- REQUIREMENTS -
Copy out each line below that has the word "with" in it.

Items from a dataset
** start **

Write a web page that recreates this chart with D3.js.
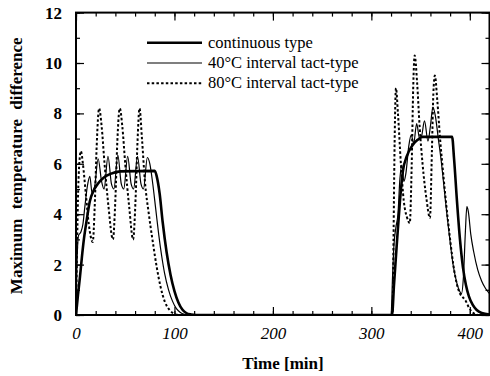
<!DOCTYPE html>
<html>
<head>
<meta charset="utf-8">
<script src="https://cdn.jsdelivr.net/npm/d3@7"></script>
<style>
  body { margin: 0; background: #fff; }
  svg { display: block; }
  .tick text { font-family: "Liberation Serif", "DejaVu Serif", serif; }
</style>
</head>
<body>
<div id="chart"></div>
<script>
// Values: [time (min), max temperature difference]
const continuousType = [
  [0,0],[2,0.8],[4,1.5],[6,2.3],[8,3.0],[11,3.8],[14,4.5],[18,4.95],[22,5.2],[28,5.45],[35,5.6],[45,5.7],
  [80,5.72],[82,5.5],[85,4.8],[88,3.7],[92,2.5],[96,1.6],[100,0.95],[104,0.5],[108,0.22],[112,0.08],[117,0.02],[122,0],
  [320,0],[321,0],[323,1.2],[326,2.9],[329,4.5],[332,5.7],[336,6.3],[342,6.75],[347,6.95],[352,7.07],
  [382,7.07],[384,6.2],[387,4.5],[390,3.0],[393,1.9],[396,1.2],[399,0.75],[403,0.4],[407,0.2],[412,0.08],[420,0.02]
];

const interval40 = [
  [0,0],[1,2.0],[2.5,3.15],[5,3.3],[7,3.6],[9,4.3],[11.5,5.1],[14,5.5],[16.5,4.8],[19,5.1],[22.5,6.2],[26,5.3],
  [28.5,5.0],[32.5,6.3],[36,5.2],[38.5,5.0],[42.5,6.35],[46,5.2],[48.5,5.0],[52.5,6.3],[56,5.2],[58.5,5.0],
  [62.5,6.3],[66,5.2],[68.5,5.0],[72.5,6.25],[75,6.0],[78,5.2],[81,4.2],[84,3.2],[87,2.35],[90,1.65],[94,1.0],
  [98,0.55],[102,0.25],[106,0.1],[110,0.03],[115,0],
  [320,0],[321.5,1.5],[323,2.8],[325,3.5],[327,4.0],[329,5.4],[331,5.95],[333,5.3],[335,5.6],[338,6.7],
  [340.5,7.15],[343,6.8],[346,7.6],[349,7.0],[351,7.1],[354,7.7],[357.5,6.9],[360,7.5],[362.5,8.25],[365,7.9],
  [368,7.0],[371,6.1],[374,5.0],[377,3.9],[380,2.9],[383,2.0],[386,1.4],[389,1.0],[391.5,0.85],[393.5,1.5],
  [395.5,3.3],[397,4.3],[398.5,4.1],[401,3.2],[404,2.5],[408,1.8],[412,1.35],[416,1.05],[420,0.85]
];

const interval80 = [
  [0,0],[1,2.5],[2,4.6],[3.5,6.1],[5,6.5],[7,6.0],[10,4.8],[13,3.6],[17,2.9],[19,4.3],[21,6.7],[23.5,8.2],
  [26,7.5],[29,6.0],[33,4.3],[37.5,3.0],[40,4.6],[42,6.9],[44.5,8.2],[47,7.5],[50,6.0],[54,4.3],[58,3.0],
  [60.5,4.6],[62.5,6.9],[64.5,8.2],[67,7.0],[70,5.3],[74,4.0],[78,2.9],[82,1.9],[86,1.1],[90,0.55],[95,0.2],
  [100,0.05],[105,0],
  [320,0],[321.5,0],[322.5,3.0],[323.5,6.5],[325,9.0],[327,8.0],[330,6.0],[333,4.5],[336,3.9],[339,3.65],
  [341,6.0],[342.5,9.0],[344,10.3],[346.5,9.2],[349,7.5],[352,6.0],[356,4.6],[359.5,3.85],[361.5,6.5],
  [363,8.8],[364.5,9.5],[367,8.5],[370,6.9],[373,5.6],[376,4.4],[380,3.0],[384,1.8],[387,1.2],[390,0.85],
  [393,0.7],[396,0.55],[399,0.3],[403,0.1],[408,0]
];

const seriesNames = ["continuous type", "40°C interval tact-type", "80°C interval tact-type"];
const xMajorTicks = [0, 100, 200, 300, 400];
const yMajorTicks = [0, 2, 4, 6, 8, 10, 12];

const W = 490, H = 376;
const serif = "'Liberation Serif', 'Times New Roman', serif";

const svg = d3.select("#chart").append("svg")
  .attr("width", W)
  .attr("height", H);

const x = d3.scaleLinear().domain([0, 420]).range([76, 489.5]);
const y = d3.scaleLinear().domain([0, 12]).range([315, 12.6]);

// clip for the curves
svg.append("clipPath").attr("id", "plotClip")
  .append("rect")
  .attr("x", x(0)).attr("y", y(12))
  .attr("width", x(420) - x(0)).attr("height", y(0) - y(12));

const line = d3.line()
  .x(d => x(d[0]))
  .y(d => y(d[1]))
  .curve(d3.curveMonotoneX);

const plot = svg.append("g").attr("clip-path", "url(#plotClip)");

plot.append("path")
  .datum(interval80)
  .attr("fill", "none")
  .attr("stroke", "#000")
  .attr("stroke-width", 2)
  .attr("stroke-dasharray", "2.5,2.2")
  .attr("d", line);

plot.append("path")
  .datum(interval40)
  .attr("fill", "none")
  .attr("stroke", "#000")
  .attr("stroke-width", 1.2)
  .attr("d", line);

plot.append("path")
  .datum(continuousType)
  .attr("fill", "none")
  .attr("stroke", "#000")
  .attr("stroke-width", 2.6)
  .attr("d", line);

// Axes: ticks point inward on all four sides
function styleAxis(g) {
  g.select(".domain").remove();
  g.selectAll(".tick line").attr("stroke", "#000").attr("stroke-width", 1.2);
}

const xMinor = d3.range(0, 421, 20);
const yMinor = d3.range(0, 12.1, 1);

svg.append("g")
  .attr("transform", `translate(0,${y(0)})`)
  .call(d3.axisBottom(x).tickValues(xMinor).tickSize(-4).tickFormat(""))
  .call(styleAxis);

svg.append("g")
  .attr("transform", `translate(0,${y(0)})`)
  .call(d3.axisBottom(x).tickValues(xMajorTicks).tickSize(-8).tickPadding(12))
  .call(styleAxis)
  .call(g => g.selectAll(".tick text")
    .attr("font-size", 17)
    .attr("font-style", "italic")
    .attr("fill", "#000"));

svg.append("g")
  .attr("transform", `translate(0,${y(12)})`)
  .call(d3.axisTop(x).tickValues(xMinor).tickSize(-4).tickFormat(""))
  .call(styleAxis);

svg.append("g")
  .attr("transform", `translate(0,${y(12)})`)
  .call(d3.axisTop(x).tickValues(xMajorTicks).tickSize(-8).tickFormat(""))
  .call(styleAxis);

svg.append("g")
  .attr("transform", `translate(${x(0)},0)`)
  .call(d3.axisLeft(y).tickValues(yMinor).tickSize(-4).tickFormat(""))
  .call(styleAxis);

svg.append("g")
  .attr("transform", `translate(${x(0)},0)`)
  .call(d3.axisLeft(y).tickValues(yMajorTicks).tickSize(-8).tickPadding(14))
  .call(styleAxis)
  .call(g => g.selectAll(".tick text")
    .attr("font-size", 17)
    .attr("font-weight", "bold")
    .attr("fill", "#000"));

svg.append("g")
  .attr("transform", `translate(${x(420)},0)`)
  .call(d3.axisRight(y).tickValues(yMinor).tickSize(-4).tickFormat(""))
  .call(styleAxis);

svg.append("g")
  .attr("transform", `translate(${x(420)},0)`)
  .call(d3.axisRight(y).tickValues(yMajorTicks).tickSize(-8).tickFormat(""))
  .call(styleAxis);

// frame
svg.append("rect")
  .attr("x", x(0)).attr("y", y(12))
  .attr("width", x(420) - x(0)).attr("height", y(0) - y(12))
  .attr("fill", "none")
  .attr("stroke", "#000")
  .attr("stroke-width", 2);

// axis titles
svg.append("text")
  .attr("x", 283)
  .attr("y", 369)
  .attr("text-anchor", "middle")
  .attr("font-family", serif)
  .attr("font-size", 17)
  .attr("font-weight", "bold")
  .text("Time [min]");

svg.append("text")
  .attr("transform", `translate(22,${(y(0) + y(12)) / 2 + 2}) rotate(-90)`)
  .attr("text-anchor", "middle")
  .attr("font-family", serif)
  .attr("font-size", 17)
  .attr("font-weight", "bold")
  .attr("word-spacing", 5)
  .text("Maximum temperature difference");

// legend
const legendStyles = [
  { width: 2.6, dash: null },
  { width: 1.2, dash: null },
  { width: 2, dash: "2.5,2.2" }
];
const legend = svg.append("g");
seriesNames.forEach((name, i) => {
  const ly = 42.7 + i * 20.3;
  legend.append("line")
    .attr("x1", 147).attr("x2", 202)
    .attr("y1", ly).attr("y2", ly)
    .attr("stroke", "#000")
    .attr("stroke-width", legendStyles[i].width)
    .attr("stroke-dasharray", legendStyles[i].dash);
  legend.append("text")
    .attr("x", 208)
    .attr("y", ly + 5)
    .attr("font-family", serif)
    .attr("font-size", 16.5)
    .text(name);
});
</script>
</body>
</html>
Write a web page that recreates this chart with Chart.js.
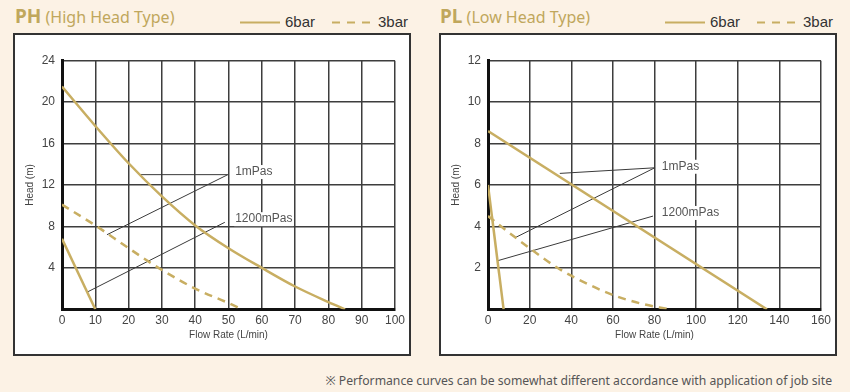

** end **

- WRITTEN SOLUTION -
Write a web page that recreates this chart with D3.js.
Write a web page that recreates this chart with Chart.js.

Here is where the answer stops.